→ **Directions**:
Return the listing below exactly, with the pictures dropped.

→ **Supplied material**:
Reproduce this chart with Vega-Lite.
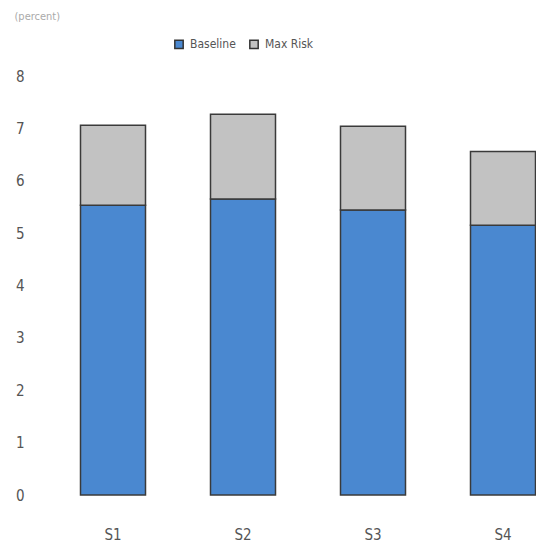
{
  "$schema": "https://vega.github.io/schema/vega-lite/v6.json",
  "autosize": {"type": "none"},
  "padding": {"left": 48, "top": 76, "right": 0, "bottom": 59},
  "width": 488,
  "height": 419,
  "background": "white",
  "config": {
    "view": {"stroke": null},
    "font": "DejaVu Sans Condensed, Liberation Sans Narrow, sans-serif"
  },
  "data": {
    "values": [
      {"scenario": "S1", "series": "Baseline", "value": 5.53, "ord": 1},
      {"scenario": "S1", "series": "Max Risk", "value": 1.53, "ord": 2},
      {"scenario": "S2", "series": "Baseline", "value": 5.65, "ord": 1},
      {"scenario": "S2", "series": "Max Risk", "value": 1.62, "ord": 2},
      {"scenario": "S3", "series": "Baseline", "value": 5.44, "ord": 1},
      {"scenario": "S3", "series": "Max Risk", "value": 1.6, "ord": 2},
      {"scenario": "S4", "series": "Baseline", "value": 5.15, "ord": 1},
      {"scenario": "S4", "series": "Max Risk", "value": 1.41, "ord": 2}
    ]
  },
  "mark": {"type": "bar", "stroke": "#3a3a3a", "strokeWidth": 1.5, "clip": false},
  "encoding": {
    "x": {
      "field": "scenario",
      "type": "nominal",
      "scale": {"range": [0, 520], "paddingInner": 0.5, "paddingOuter": 0.25},
      "axis": {
        "title": null,
        "labelAngle": 0,
        "domain": false,
        "ticks": false,
        "labelPadding": 32,
        "labelFontSize": 15,
        "labelColor": "#555555"
      }
    },
    "y": {
      "field": "value",
      "type": "quantitative",
      "stack": "zero",
      "scale": {"domain": [0, 8]},
      "axis": {
        "values": [0, 1, 2, 3, 4, 5, 6, 7, 8],
        "grid": false,
        "domain": false,
        "ticks": false,
        "labelPadding": 24,
        "labelFontSize": 15,
        "labelColor": "#555555",
        "title": "(percent)",
        "titleAngle": 0,
        "titleAlign": "left",
        "titleBaseline": "middle",
        "titleX": -34,
        "titleY": -60,
        "titleFontSize": 11,
        "titleFontWeight": "normal",
        "titleColor": "#aaaaaa"
      }
    },
    "color": {
      "field": "series",
      "type": "nominal",
      "scale": {"domain": ["Baseline", "Max Risk"], "range": ["#4a88d0", "#c2c2c2"]},
      "legend": {
        "title": null,
        "orient": "none",
        "legendX": 125,
        "legendY": -38,
        "direction": "horizontal",
        "symbolType": "square",
        "symbolSize": 70,
        "symbolStrokeColor": "#333333",
        "symbolStrokeWidth": 1.5,
        "labelFontSize": 12,
        "labelColor": "#555555",
        "columnPadding": 10,
        "labelOffset": 5
      }
    },
    "order": {"field": "ord", "type": "quantitative"}
  }
}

→ **Exercise response**:
Reproduce this chart with Vega-Lite.
{
  "$schema": "https://vega.github.io/schema/vega-lite/v6.json",
  "autosize": {"type": "none"},
  "padding": {"left": 48, "top": 76, "right": 0, "bottom": 59},
  "width": 488,
  "height": 419,
  "background": "white",
  "config": {
    "view": {"stroke": null},
    "font": "DejaVu Sans Condensed, Liberation Sans Narrow, sans-serif"
  },
  "data": {
    "values": [
      {"scenario": "S1", "series": "Baseline", "value": 5.53, "ord": 1},
      {"scenario": "S1", "series": "Max Risk", "value": 1.53, "ord": 2},
      {"scenario": "S2", "series": "Baseline", "value": 5.65, "ord": 1},
      {"scenario": "S2", "series": "Max Risk", "value": 1.62, "ord": 2},
      {"scenario": "S3", "series": "Baseline", "value": 5.44, "ord": 1},
      {"scenario": "S3", "series": "Max Risk", "value": 1.6, "ord": 2},
      {"scenario": "S4", "series": "Baseline", "value": 5.15, "ord": 1},
      {"scenario": "S4", "series": "Max Risk", "value": 1.41, "ord": 2}
    ]
  },
  "mark": {"type": "bar", "stroke": "#3a3a3a", "strokeWidth": 1.5, "clip": false},
  "encoding": {
    "x": {
      "field": "scenario",
      "type": "nominal",
      "scale": {"range": [0, 520], "paddingInner": 0.5, "paddingOuter": 0.25},
      "axis": {
        "title": null,
        "labelAngle": 0,
        "domain": false,
        "ticks": false,
        "labelPadding": 32,
        "labelFontSize": 15,
        "labelColor": "#555555"
      }
    },
    "y": {
      "field": "value",
      "type": "quantitative",
      "stack": "zero",
      "scale": {"domain": [0, 8]},
      "axis": {
        "values": [0, 1, 2, 3, 4, 5, 6, 7, 8],
        "grid": false,
        "domain": false,
        "ticks": false,
        "labelPadding": 24,
        "labelFontSize": 15,
        "labelColor": "#555555",
        "title": "(percent)",
        "titleAngle": 0,
        "titleAlign": "left",
        "titleBaseline": "middle",
        "titleX": -34,
        "titleY": -60,
        "titleFontSize": 11,
        "titleFontWeight": "normal",
        "titleColor": "#aaaaaa"
      }
    },
    "color": {
      "field": "series",
      "type": "nominal",
      "scale": {"domain": ["Baseline", "Max Risk"], "range": ["#4a88d0", "#c2c2c2"]},
      "legend": {
        "title": null,
        "orient": "none",
        "legendX": 125,
        "legendY": -38,
        "direction": "horizontal",
        "symbolType": "square",
        "symbolSize": 70,
        "symbolStrokeColor": "#333333",
        "symbolStrokeWidth": 1.5,
        "labelFontSize": 12,
        "labelColor": "#555555",
        "columnPadding": 10,
        "labelOffset": 5
      }
    },
    "order": {"field": "ord", "type": "quantitative"}
  }
}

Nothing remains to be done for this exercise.